Bleibt die Frage, worin der Vorteil der Quantencomputer gegenüber gängigen Rechnern liegt. Ein Bit, die kleinste Schalteinheit in einem Computer oder einer Speicherkarte, kennt zwei Zustände: 1 oder 0, An oder Aus. Klassische Physik. Im Quantencomputer kann die kleinste Schalteinheit, genannt Qubit und hergestellt aus Ionen, zwei Zustände gleichzeitig haben – also 1 und 0. Ein sogenannter Überlagerungszustand. Ein solcher Rechner könnte mehrere Rechenschritte parallel laufen lassen, während die klassischen Geräte alle Zahlen nacheinander abarbeiten. „Die Möglichkeit, beliebige Zustände gleichzeitig einzunehmen, ermöglicht extrem mächtige Computer“, sagt Prof. Wunderlich. Dafür müssen die Ionen allerdings wissen, was sie tun sollen. Die Überlagerungszustände müssen präpariert werden und die Qubits miteinander agieren, damit Algorithmen ausgeführt werden können.

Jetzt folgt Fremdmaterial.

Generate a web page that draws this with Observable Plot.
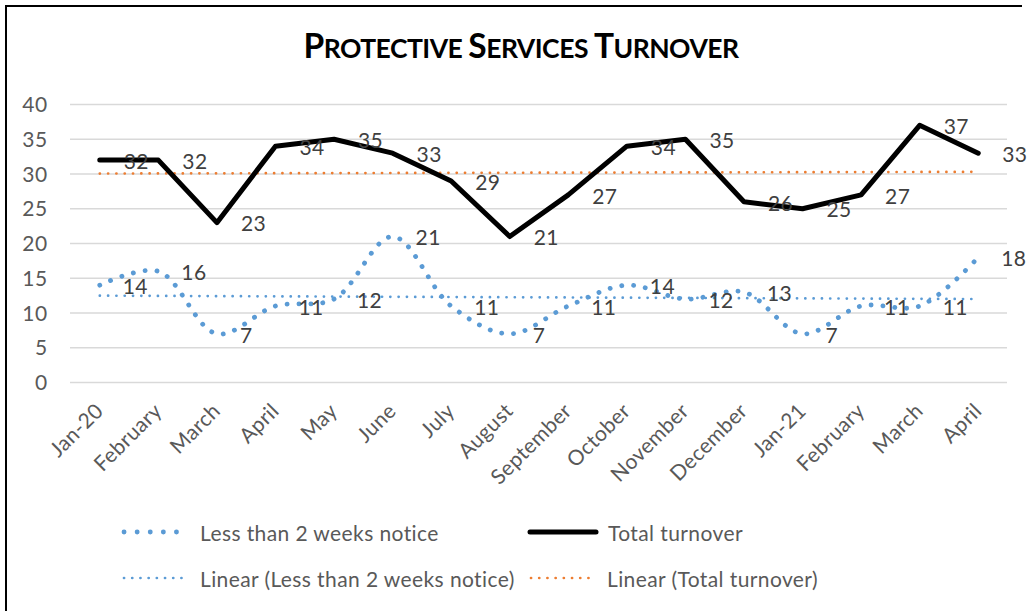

Die Steuerung der Ionen erfolgt per Mikrowellenstrahlung. Das Ziel ist es, die Genauigkeit so weit zu erhöhen, dass viele Qubits zusammengeschaltet werden können. „Dann kann in nicht allzu ferner Zukunft ein Quantencomputer Dinge tun, die auch kein klassischer Super-Rechner schaffen würde“, erklärt Wunderlich. „Was letztendlich möglich sein wird, wird wahrscheinlich alle unsere bisherigen Vorstellungen übertreffen.“ Ähnlich wie bei Konrad Zuses Computer Mitte des 20. Jahrhunderts.
Hintergrund
Die Forschungsinitiative zur Quantentechnologie ist das dritte sogenannte Flagschiff-Projekt der Europäischen Kommission. Zuvor ging es in den Großforschungsprojekten um Hirnsimulation und Graphen. Die Förderung des Bereichs Quantentechnologie ist auf insgesamt zehn Jahre ausgelegt. Mehr als 5000 ForscherInnen und Industriepartner werden daran beteiligt sein. Für die Teilprojekte stehen insgesamt mindestens eine Milliarde Euro zur Verfügung. Die Universität Siegen erhält aus diesem Topf rund 600.000 Euro während der dreijährigen Startphase des Projekts.